Motivated to motivate
by Eric Benzel
Motivation was the topic of last Thursday’s teaching math seminar.
Here are some excerpts:
From book: “… you should now have the students realizing that there is a void in their knowledge. They are now motivated to learn how to find the values of trigonometric functions of angles greater than 90°.”
From class: “You can give the kids an extra credit math art project and they will blow you away! The kids really loved math doing this project.”
Really? Ok… I’ll admit that I love math. Geek flows in my in my veins, and solving math problems can be addicting. Hearing these “motivational” recommendations almost had me laughing out loud though! Can the authors of the text book really expect students to find trigonometric identities interesting just because I point out they don’t know this yet? Does the teacher (who happens to work at one of the most prestigious gifted schools in the country) expect an extra credit do whatever you feel like (with a math theme) project to motivate a normal class of students who 1) hate math and 2) have been told they aren’t good at math since they were young?
Yea, motivation is a tough subject and, to be fair, the authors of this unnamed text give lots of other, somewhat decent, suggestions. The gifted teacher was simply presenting a possible project. Yet I think the lack of student motivation is one of the most important issues we deal with. It connects to identity, classroom culture, performance, and future plans! I left the conversation deeply cynical but motivated to learn about motivation!
I don’t have the answers to this yet… so I’m making student motivation my own learning goal for the next year. (Last year I focused on learning about the research and best practices of cooperative learning). I want to be able to help an integrated algebra class love math (something the Regents can’t measure, by the way). I think that my classroom must be a place where students are motivated to work hard and learn lots!
Any places to start? Any recommendations? Here is a list of questions I’m starting to develop:
- What contexts are motivating for students? I don’t think ‘real world’ is enough… what are characteristics of contexts that are highly motivating for students.

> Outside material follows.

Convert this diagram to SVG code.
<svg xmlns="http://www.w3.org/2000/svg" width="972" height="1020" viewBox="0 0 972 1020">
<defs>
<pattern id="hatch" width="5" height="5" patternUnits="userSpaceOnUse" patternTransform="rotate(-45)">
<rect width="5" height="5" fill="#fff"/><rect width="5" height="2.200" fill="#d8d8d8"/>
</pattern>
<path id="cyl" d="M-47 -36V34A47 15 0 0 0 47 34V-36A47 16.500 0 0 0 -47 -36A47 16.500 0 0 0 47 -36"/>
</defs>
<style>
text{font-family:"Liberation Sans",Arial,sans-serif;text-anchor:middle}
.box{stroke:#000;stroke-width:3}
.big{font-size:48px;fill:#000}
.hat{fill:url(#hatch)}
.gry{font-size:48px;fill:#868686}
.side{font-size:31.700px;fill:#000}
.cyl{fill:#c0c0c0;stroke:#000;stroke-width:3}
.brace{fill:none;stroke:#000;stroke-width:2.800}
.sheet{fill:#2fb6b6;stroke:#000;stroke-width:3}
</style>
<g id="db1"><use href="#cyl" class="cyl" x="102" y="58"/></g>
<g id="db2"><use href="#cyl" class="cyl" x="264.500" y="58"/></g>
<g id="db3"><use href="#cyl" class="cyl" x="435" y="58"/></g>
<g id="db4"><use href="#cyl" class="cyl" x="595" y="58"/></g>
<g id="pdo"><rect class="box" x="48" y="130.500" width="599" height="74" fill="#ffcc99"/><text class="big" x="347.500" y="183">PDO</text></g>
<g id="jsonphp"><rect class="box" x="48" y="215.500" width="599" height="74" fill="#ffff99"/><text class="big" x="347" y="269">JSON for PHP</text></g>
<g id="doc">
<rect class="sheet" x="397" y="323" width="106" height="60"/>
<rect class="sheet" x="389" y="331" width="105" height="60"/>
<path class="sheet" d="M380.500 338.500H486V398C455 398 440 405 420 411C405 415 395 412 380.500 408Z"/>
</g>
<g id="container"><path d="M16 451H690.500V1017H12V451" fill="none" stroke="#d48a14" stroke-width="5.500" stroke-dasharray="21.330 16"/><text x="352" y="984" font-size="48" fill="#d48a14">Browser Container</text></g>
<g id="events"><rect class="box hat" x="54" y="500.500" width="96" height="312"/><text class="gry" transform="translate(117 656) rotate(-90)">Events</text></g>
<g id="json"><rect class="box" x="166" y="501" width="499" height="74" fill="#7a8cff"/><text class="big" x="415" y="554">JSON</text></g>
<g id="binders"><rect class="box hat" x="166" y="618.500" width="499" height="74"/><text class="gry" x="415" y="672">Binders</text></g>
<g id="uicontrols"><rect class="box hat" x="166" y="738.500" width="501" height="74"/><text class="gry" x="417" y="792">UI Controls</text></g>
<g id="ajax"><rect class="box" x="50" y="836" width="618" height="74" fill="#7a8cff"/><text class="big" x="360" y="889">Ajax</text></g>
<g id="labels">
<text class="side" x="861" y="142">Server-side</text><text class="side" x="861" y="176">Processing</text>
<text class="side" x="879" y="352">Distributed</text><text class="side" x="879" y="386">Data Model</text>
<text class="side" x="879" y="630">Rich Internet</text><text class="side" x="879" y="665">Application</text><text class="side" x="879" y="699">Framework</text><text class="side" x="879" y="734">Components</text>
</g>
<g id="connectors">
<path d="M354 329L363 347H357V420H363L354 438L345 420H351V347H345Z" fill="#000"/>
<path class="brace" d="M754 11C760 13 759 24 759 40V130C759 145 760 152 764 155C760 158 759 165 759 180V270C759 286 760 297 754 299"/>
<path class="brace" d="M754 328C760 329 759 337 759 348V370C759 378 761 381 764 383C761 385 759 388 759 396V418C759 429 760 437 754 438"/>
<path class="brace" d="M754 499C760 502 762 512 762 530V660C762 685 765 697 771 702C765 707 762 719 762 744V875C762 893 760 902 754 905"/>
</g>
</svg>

- How to help students move beyond grade based motivation. Is standards based grading the answer? Ungraded work? What is out there?

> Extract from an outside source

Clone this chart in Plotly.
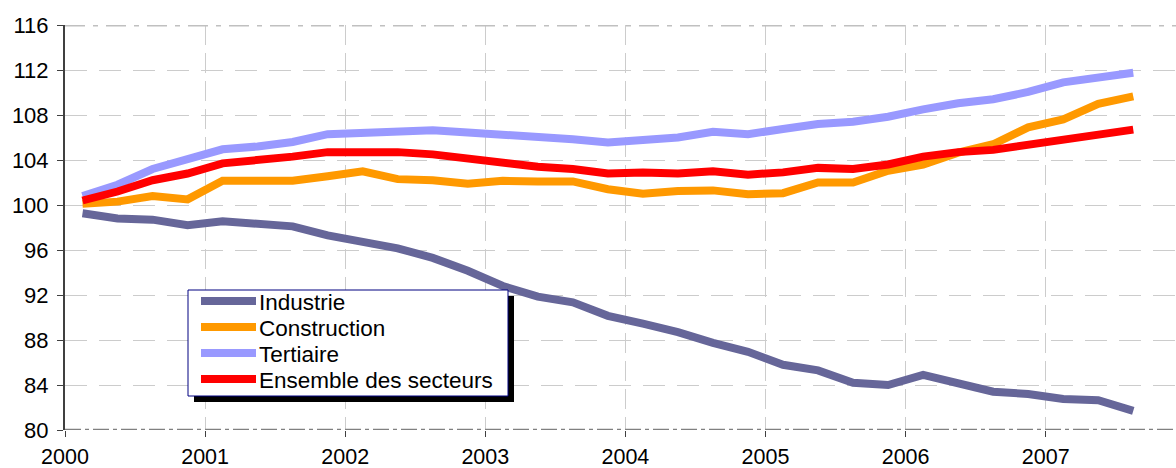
import plotly.graph_objects as go

# Quarterly index, 2000Q1 .. 2007Q3 (base 100)
quarters = [2000 + q / 4 + 0.125 for q in range(31)]

industrie = [99.26, 98.8, 98.7, 98.2, 98.55, 98.4, 98.1, 97.3, 96.7, 96.15,
             95.3, 94.15, 92.8, 91.85, 91.35, 90.15, 89.45, 88.7, 87.75, 86.95,
             85.8, 85.3, 84.2, 84.0, 84.9, 84.2, 83.4, 83.2, 82.75, 82.65, 81.7]
construction = [100.1, 100.3, 100.8, 100.5, 102.15, 102.15, 102.15, 102.55, 103.0, 102.3,
                102.2, 101.9, 102.15, 102.1, 102.1, 101.4, 101.0, 101.25, 101.3, 100.95,
                101.05, 102.0, 102.0, 103.05, 103.6, 104.65, 105.4, 106.9, 107.6, 109.0, 109.65]
tertiaire = [100.8, 101.8, 103.2, 104.1, 104.95, 105.2, 105.6, 106.3, 106.45, 106.65,
             106.65, 106.45, 106.3, 106.0, 105.85, 105.55, 105.85, 106.0, 106.5, 106.3,
             106.75, 107.2, 107.4, 107.85, 108.5, 109.05, 109.4, 110.05, 110.9, 111.3, 111.75]
ensemble = [100.4, 101.2, 102.2, 102.8, 103.7, 103.95, 104.3, 104.7, 104.75, 104.7,
            104.5, 104.1, 103.85, 103.4, 103.2, 102.8, 102.9, 102.8, 103.0, 102.7,
            102.9, 103.3, 103.2, 103.6, 104.3, 104.7, 104.9, 105.35, 105.9, 106.35, 106.7]

series_names = ["Industrie", "Construction", "Tertiaire", "Ensemble des secteurs"]
series_colors = ["#666699", "#FF9900", "#9999FF", "#FF0000"]
series_values = [industrie, construction, tertiaire, ensemble]

year_ticks = [2000, 2001, 2002, 2003, 2004, 2005, 2006, 2007]
year_labels = [str(y) for y in year_ticks]
y_ticks = list(range(80, 117, 4))

FONT = "Liberation Sans, Arial, sans-serif"
W, H = 1176, 468
ML, MR, MT, MB = 65, 0, 25, 38
PW, PH = W - ML - MR, H - MT - MB


def px_x(px):
    return (px - ML) / PW


def px_y(py):
    return (H - MB - py) / PH


fig = go.Figure()
for name, color, vals in zip(series_names, series_colors, series_values):
    fig.add_trace(go.Scatter(x=quarters, y=vals, mode="lines", name=name,
                             line=dict(color=color, width=8)))

fig.update_layout(
    width=W, height=H,
    margin=dict(l=ML, r=MR, t=MT, b=MB, autoexpand=False),
    paper_bgcolor="white", plot_bgcolor="white",
    font=dict(family=FONT, size=22, color="black"),
    showlegend=False,
    xaxis=dict(range=[2000, 2007.93], tickvals=year_ticks, ticktext=year_labels,
               showgrid=True, gridcolor="#cccccc", gridwidth=1, griddash="20px,8px",
               ticks="outside", ticklen=6, tickcolor="#404040", ticklabelstandoff=1,
               showline=False, zeroline=False, automargin=False,
               tickfont=dict(family=FONT, size=21.5, color="black")),
    yaxis=dict(range=[80, 116], tickvals=y_ticks,
               showgrid=True, gridcolor="#cccccc", gridwidth=1, griddash="22px,12px",
               ticks="outside", ticklen=6, tickcolor="#404040", ticklabelstandoff=4,
               showline=True, linecolor="#404040", linewidth=2, zeroline=False,
               automargin=False,
               tickfont=dict(family=FONT, size=22, color="black")),
)

# top frame (dash-dot light grey) and bottom axis (dash-dot dark grey)
fig.add_shape(type="line", xref="paper", yref="y", x0=0, x1=1, y0=116, y1=116,
              line=dict(color="#c0c0c0", width=3, dash="20px,8px,5px,8px"))
fig.add_shape(type="line", xref="paper", yref="y", x0=0, x1=1, y0=80, y1=80,
              line=dict(color="#808080", width=2.5, dash="16px,4px,4px,4px"))

# legend box with drop shadow
LB_L, LB_R, LB_T, LB_B = 188, 508, 290, 396
SH = 6
fig.add_shape(type="rect", xref="paper", yref="paper",
              x0=px_x(LB_L + SH), x1=px_x(LB_R + SH), y0=px_y(LB_B + SH), y1=px_y(LB_T + SH),
              fillcolor="black", line=dict(width=0))
fig.add_shape(type="rect", xref="paper", yref="paper",
              x0=px_x(LB_L), x1=px_x(LB_R), y0=px_y(LB_B), y1=px_y(LB_T),
              fillcolor="white", line=dict(color="#000080", width=1))
row_y = [301, 327, 353, 379]
for name, color, ry in zip(series_names, series_colors, row_y):
    fig.add_shape(type="line", xref="paper", yref="paper",
                  x0=px_x(201), x1=px_x(256), y0=px_y(ry), y1=px_y(ry),
                  line=dict(color=color, width=8))
    fig.add_annotation(xref="paper", yref="paper", x=px_x(257), y=px_y(ry + 1),
                       text=name, showarrow=False, xanchor="left", yanchor="middle",
                       font=dict(family=FONT, size=22.5, color="black"))

fig.write_html("out.html", post_script="document.body.style.margin='0';",
               config={"displayModeBar": False})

- How does community fit into the motivation picture: are there class structures that not only facilitate higher interaction but also higher levels of collective motivation?
- Is motivation or interest something that can be tracked? Are there ways of determining my own effectiveness (other than a sense) in increasing the interest and motivation of my students?

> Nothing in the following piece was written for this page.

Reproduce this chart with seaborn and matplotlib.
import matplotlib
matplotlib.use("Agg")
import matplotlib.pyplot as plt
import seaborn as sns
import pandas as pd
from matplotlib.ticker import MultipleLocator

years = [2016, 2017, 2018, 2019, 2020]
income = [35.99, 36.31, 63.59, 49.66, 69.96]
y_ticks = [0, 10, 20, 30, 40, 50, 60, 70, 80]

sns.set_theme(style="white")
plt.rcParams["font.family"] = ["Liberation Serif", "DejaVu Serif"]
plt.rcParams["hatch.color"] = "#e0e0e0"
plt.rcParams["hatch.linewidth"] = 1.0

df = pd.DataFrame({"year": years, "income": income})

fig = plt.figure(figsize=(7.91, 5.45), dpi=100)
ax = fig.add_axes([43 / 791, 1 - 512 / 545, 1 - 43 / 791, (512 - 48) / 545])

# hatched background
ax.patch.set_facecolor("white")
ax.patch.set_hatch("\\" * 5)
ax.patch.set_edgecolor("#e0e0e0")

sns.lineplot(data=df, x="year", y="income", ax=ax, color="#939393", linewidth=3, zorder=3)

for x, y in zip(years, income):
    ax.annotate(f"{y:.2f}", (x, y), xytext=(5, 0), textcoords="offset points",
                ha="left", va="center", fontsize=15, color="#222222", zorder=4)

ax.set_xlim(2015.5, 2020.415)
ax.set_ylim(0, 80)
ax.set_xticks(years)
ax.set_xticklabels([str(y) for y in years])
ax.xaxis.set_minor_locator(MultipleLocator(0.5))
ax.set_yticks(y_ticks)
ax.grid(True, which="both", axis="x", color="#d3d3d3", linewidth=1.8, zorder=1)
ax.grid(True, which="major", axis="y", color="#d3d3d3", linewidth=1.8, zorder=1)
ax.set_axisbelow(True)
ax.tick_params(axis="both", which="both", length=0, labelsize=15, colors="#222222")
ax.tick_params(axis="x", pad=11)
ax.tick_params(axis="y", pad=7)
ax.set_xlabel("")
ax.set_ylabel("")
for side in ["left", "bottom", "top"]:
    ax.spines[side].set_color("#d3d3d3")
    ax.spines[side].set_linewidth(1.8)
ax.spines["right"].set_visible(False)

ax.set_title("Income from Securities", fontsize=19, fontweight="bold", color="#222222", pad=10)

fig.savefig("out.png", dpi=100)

Here are two interesting ideas that have come up in the last month. The first is a TED talk that I am obsessed with right now. The second is one of those bizzare prezi things that a friend emailed to me (my favorite recommendation: be less helpful!). Check them out and let me know if you’ve found anything good!
http://blog.ted.com/2009/08/the_surprising.php
http://prezi.com/aww2hjfyil0u/math-is-not-linear/

I recieved a very interesting email about this post from a professor whom I took a computer science course with at CU. He had a really well formed curriculum with great projects, and I thought it might be interesting to post his thoughts:
“alter kintsch, prominent CU psychologist, said people are interested in things they know about
when he first told me this I thought it was a useless and circular observation, but now I think it has a lot of power
it’s useful in two ways, I believe
first, it explains one way school can fail kids: by acting as if they should be interested in things they don’t know about (or by ignoring their interest altogether)
second, it suggests that if you can get the ball rolling, by helping students know something about something, or by starting with something they already know something about, their interest, and thence their knowledge, can snowball
…
the point of these examples is that they are ways knowing math can help kids do something that they may care about, in a domain that they know something about: what things look like, what they sound like”
This makes a lot of intuitive sense to me, yet very counter-intuitive to what many people (including the passage from the text book mentioned) preach about education.
Certainly research to take seriously. I think we as teachers need to be much more cognizant of the way that we build foundational understanding as a path to motivation.